Strategy 4: Read-Before-Retry
On MaybeDelivered, read the server’s state to determine whether the previous request succeeded before deciding to retry:
#![allow(unused)]
fn main() {
match delivery::try_get_reply(&transport, &ep, commit_req, codec).await {
Ok(response) => Ok(response),
Err(ReplyError::MaybeDelivered) => {
// Query the server: did my commit go through?
let status = check_commit_status(&transport, &ep, commit_id).await?;
match status {
CommitStatus::Committed(version) => Ok(committed(version)),
CommitStatus::NotFound => {
// Safe to retry — the original was never processed
delivery::try_get_reply(&transport, &ep, commit_req, codec).await
}
}
}
Err(e) => Err(e),
}
}
This is FoundationDB’s approach for client commits (NativeAPI.actor.cpp:6829-6866). It requires the server to support a status query, but it gives you exactly-once semantics without requiring true distributed transactions.
Use try_get_reply with this strategy. The at-most-once guarantee means you know the server processed it at most once, and the read-before-retry resolves the ambiguity.
Strategy 5: Well-Known Endpoint Retry
For endpoints that survive process restarts (coordinators, cluster controllers), catch BrokenPromise and retry with backoff:
#![allow(unused)]
fn main() {
loop {
match delivery::get_reply(&transport, &coordinator_ep, req.clone(), codec) {
Ok(future) => match future.await {
Ok(response) => return Ok(response),
Err(ReplyError::BrokenPromise) => {
// Coordinator restarted — same endpoint, retry
time.sleep(jittered_delay).await;
continue;
}
Err(e) => return Err(e),
},
Err(e) => return Err(e.into()),
}
}
}
This only works for well-known tokens that are registered at the same endpoint across restarts. Ephemeral endpoints (dynamically allocated UIDs) cannot use this pattern because the new process instance has different endpoints.
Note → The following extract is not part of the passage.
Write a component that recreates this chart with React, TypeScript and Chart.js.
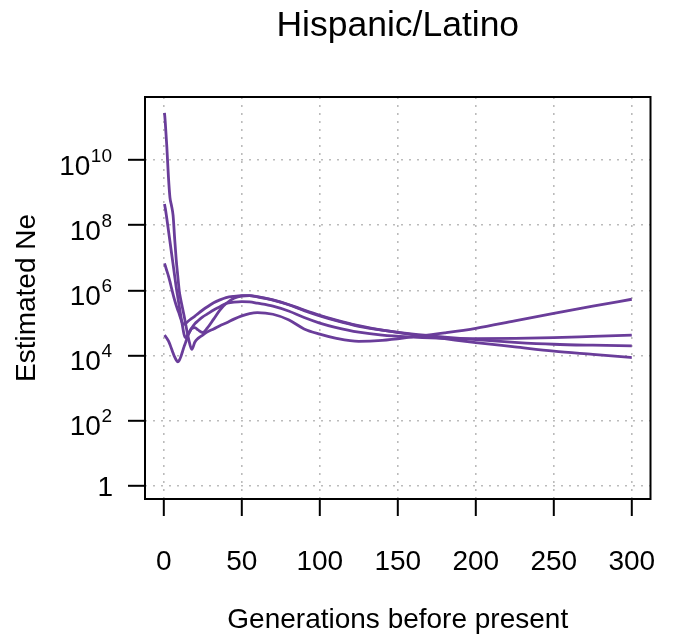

Strategy 6: AtMostOnce Flag
When multiple equivalent servers can handle the same request, the question becomes whether to retry on an alternative after failure:
- Idempotent requests (reads): retry freely on the next server
- Non-idempotent requests (commits): propagate
MaybeDeliveredto the caller
This is FoundationDB’s load balancer pattern. Moonpool does not yet have a built-in load balancer, but the pattern applies whenever you maintain a list of alternative endpoints for the same logical service.
The Decision Flowchart
Can you lose the message entirely?
YES --> Strategy 3: send (fire-and-forget)
NO
|
Can you reformulate as "set state = X"?
YES --> Strategy 1: idempotent-by-design + get_reply
NO
|
Can the server track per-client sequence numbers?
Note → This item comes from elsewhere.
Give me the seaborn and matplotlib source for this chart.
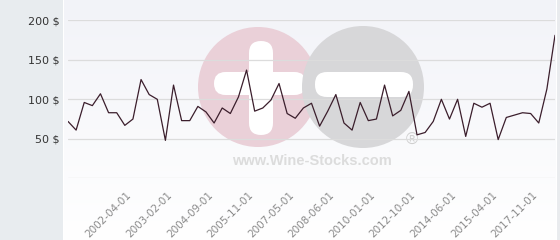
import numpy as np
import pandas as pd
import matplotlib
matplotlib.use("Agg")
import matplotlib.pyplot as plt
import matplotlib.transforms as mtransforms
from matplotlib.patches import Circle, FancyBboxPatch, Rectangle
import seaborn as sns

# ---- data ----
prices = [72, 61, 96, 92, 107, 83, 83, 67, 75, 125,
          106, 100, 48, 118, 73, 73, 91, 84, 70, 89,
          82, 103, 137, 85, 89, 99, 120, 82, 76, 89,
          95, 66, 85, 106, 70, 61, 96, 73, 75, 118,
          79, 86, 110, 55, 58, 72, 100, 75, 100, 53,
          95, 90, 95, 49, 77, 80, 83, 82, 70, 113, 181]
tick_labels = ["2002-04-01", "2003-02-01", "2004-09-01", "2005-11-01",
               "2007-05-01", "2008-06-01", "2010-01-01", "2012-10-01",
               "2014-06-01", "2015-04-01", "2017-11-01"]
tick_index = [8, 13, 18, 23, 28, 33, 38, 43, 48, 53, 58]
y_ticks = [0, 50, 100, 150, 200]
y_tick_labels = ["", "50 $", "100 $", "150 $", "200 $"]

df = pd.DataFrame({"idx": np.arange(len(prices)), "price": prices})

sns.set_style("white")
plt.rcParams['font.family'] = ['DejaVu Sans']

W, H = 560, 240
fig = plt.figure(figsize=(W / 100, H / 100), dpi=100)
fig.patch.set_facecolor("white")

# left panel
fig.add_artist(Rectangle((0, 0), 63 / W, 1, transform=fig.transFigure,
                         facecolor="#e8ecef", edgecolor="none", zorder=0))
fig.add_artist(Rectangle((557 / W, 0), 3 / W, 1, transform=fig.transFigure,
                         facecolor="#e9ebee", edgecolor="none", zorder=0))

# gradient background of plot region
ax_bg = fig.add_axes([64 / W, 0, 492 / W, 1], zorder=0)
grad = np.linspace(0, 1, 256).reshape(-1, 1)
top = np.array([242, 243, 248]) / 255
bot = np.array([255, 255, 255]) / 255
img = top[None, None, :] * (1 - grad[:, :, None]) + bot[None, None, :] * grad[:, :, None]
ax_bg.imshow(img, aspect="auto", extent=[0, 1, 0, 1], origin="upper")
ax_bg.set_axis_off()

# watermark (pixel coords -> figure coords)
ax_wm = fig.add_axes([0, 0, 1, 1], zorder=1)
ax_wm.set_xlim(0, W)
ax_wm.set_ylim(H, 0)
ax_wm.set_axis_off()
ax_wm.patch.set_alpha(0)
ax_wm.add_patch(Circle((258, 87), 60, facecolor="#ead0d8", edgecolor="none"))
ax_wm.add_patch(FancyBboxPatch((249, 41), 24, 94, boxstyle="round,pad=0,rounding_size=12",
                               facecolor="white", edgecolor="none"))
ax_wm.add_patch(FancyBboxPatch((214, 72), 92, 23, boxstyle="round,pad=0,rounding_size=11.5",
                               facecolor="white", edgecolor="none"))
ax_wm.add_patch(Circle((363, 87), 61, facecolor="#d7d7d9", edgecolor="none"))
ax_wm.add_patch(FancyBboxPatch((315, 72), 98, 25, boxstyle="round,pad=0,rounding_size=12",
                               facecolor="white", edgecolor="none"))
ax_wm.text(312, 161, "www.Wine-Stocks.com", ha="center", va="center",
           fontsize=10.5, fontweight="bold", color="#dcdcdc",
           family=["Liberation Sans", "DejaVu Sans"])
ax_wm.text(412, 140, "®", ha="center", va="center", fontsize=12,
           color="#cfcfcf", family=["Liberation Sans", "DejaVu Sans"])

# main axes
x0, x1 = 68, 555
y_top, y_bot = 20.3, 178.3
ax = fig.add_axes([x0 / W, (H - y_bot) / H, (x1 - x0) / W, (y_bot - y_top) / H], zorder=2)
ax.patch.set_alpha(0)
sns.lineplot(data=df, x="idx", y="price", ax=ax, color="#3b1e2c", linewidth=0.9)
ax.set_xlim(0, len(prices) - 1)
ax.set_ylim(0, 200)
ax.set_yticks(y_ticks)
ax.set_yticklabels(y_tick_labels)
ax.yaxis.grid(True, color="#dcdcdc", linewidth=0.9)
ax.xaxis.grid(False)
ax.set_axisbelow(True)
for s in ax.spines.values():
    s.set_visible(False)
ax.tick_params(axis="y", length=0, pad=6.3, labelsize=8, labelcolor="#333333")
ax.set_xticks(tick_index)
ax.set_xticklabels(tick_labels)
ax.tick_params(axis="x", length=0, pad=11, labelsize=7.5, labelcolor="#8a8a8a")
offset = mtransforms.ScaledTranslation(-3 / 100, 0, fig.dpi_scale_trans)
for lbl in ax.get_xticklabels():
    lbl.set_rotation(45)
    lbl.set_ha("right")
    lbl.set_va("center")
    lbl.set_rotation_mode("anchor")
    lbl.set_transform(lbl.get_transform() + offset)
ax.set_xlabel("")
ax.set_ylabel("")

fig.savefig("out.png", dpi=100)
YES --> Strategy 2: generation dedup + get_reply
NO
|
Can you read the state after failure to check?
YES --> Strategy 4: try_get_reply + read-before-retry
NO
|
Is the endpoint well-known and survives restarts?
YES --> Strategy 5: retry on BrokenPromise
NO --> Strategy 2 (add server-side tracking)
Simulation Proves Your Strategy
The reason these strategies matter in moonpool is that simulation testing will find the bugs if you pick the wrong one.
A process that uses get_reply for a non-idempotent request will see duplicate processing when the chaos engine severs and restores connections. A process that uses try_get_reply without handling MaybeDelivered will silently drop operations when the chaos engine triggers disconnects. A fire-and-forget heartbeat that should have been reliable will cause false failure detection when the chaos engine delays messages.
The simulation does not know which strategy is “correct” for your use case. But it generates the failure patterns that expose incorrect choices. Run with UntilAllSometimesReached(1000) and let the chaos engine prove that your RPC strategy handles every failure mode your system will encounter in production.